El resplandor de la aurora boreal, «obra apresurada de la naturaleza» que, independientemente de la cronología terrestre parece «datar... del día del juicio», fas- cina al poeta y lo llena «de un delicioso temor». ¿Qué ha llegado a «ver»? ¿No creo haber visto nunca nada más bello que el jacinto de los prados; por él conozco la belleza de Nuestro Señor.» ¿Cuál es el contenido del mensaje que se le hace inteligible a Hopkins al contemplar esa florida criatura? No nos lo dice. También esto pertenece a la esencia de toda contemplación, el no poderse comunicar, el darse en lo más recóndito del hombre, allí donde ningún espectador tiene acceso. La contemplación no puede ser plasmada en escritos ni apuntes, pues acapara todas las fuerzas del alma, no dejando ninguna libre para tal menester.

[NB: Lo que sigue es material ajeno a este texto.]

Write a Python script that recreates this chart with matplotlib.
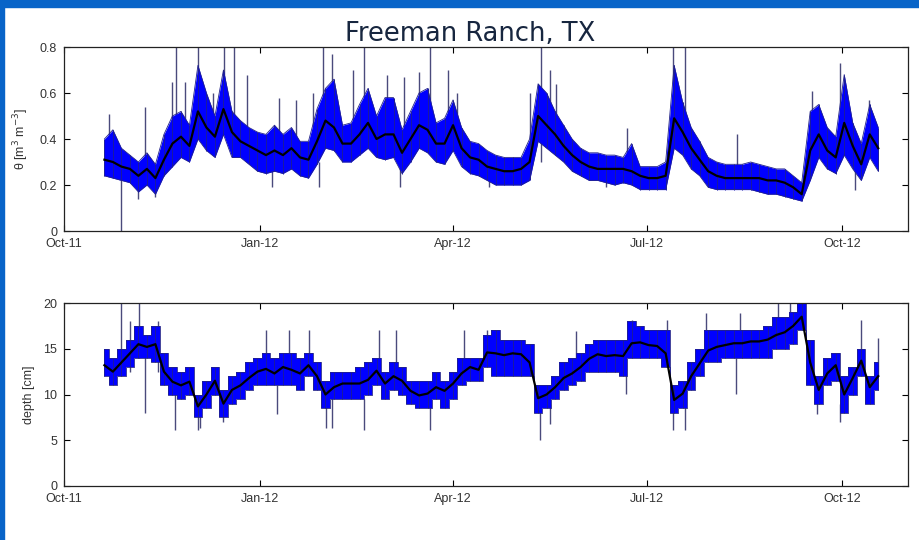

No sólo, repito, esa brillante precisión en la pintura de lo sensible prueba hasta qué punto la mirada de la contemplación terrenal respeta lo patente en las cosas del mundo y trata de salvaguardarlo. Podemos incluso presumir que tal aprecio de lo concreto es encendido y fomentado precisamente por el impulso contemplativo, cuya meta no es otra que el fundamento divino de toda cosa creada. En una retrospectiva de su vida, declara Chesterton, ya entrado en años, haber abrigado desde siempre la convicción, «la casi mística convicción de lo maravilloso de todo cuanto existe, del encanto latente en el fondo de toda experiencia». Esta vigorosa fórmula está preñada de significado: Cada cosa encierra y esconde en el fondo de sí misma una señal de su origen divino. Quien llega a divisar esa señal ve que esta y todas las demás cosas son buenas, más allá de cualquier «comprensión». Lo ve y es feliz.
He ahí toda la doctrina sobre la contemplación de los seres terrenales, creados por Dios.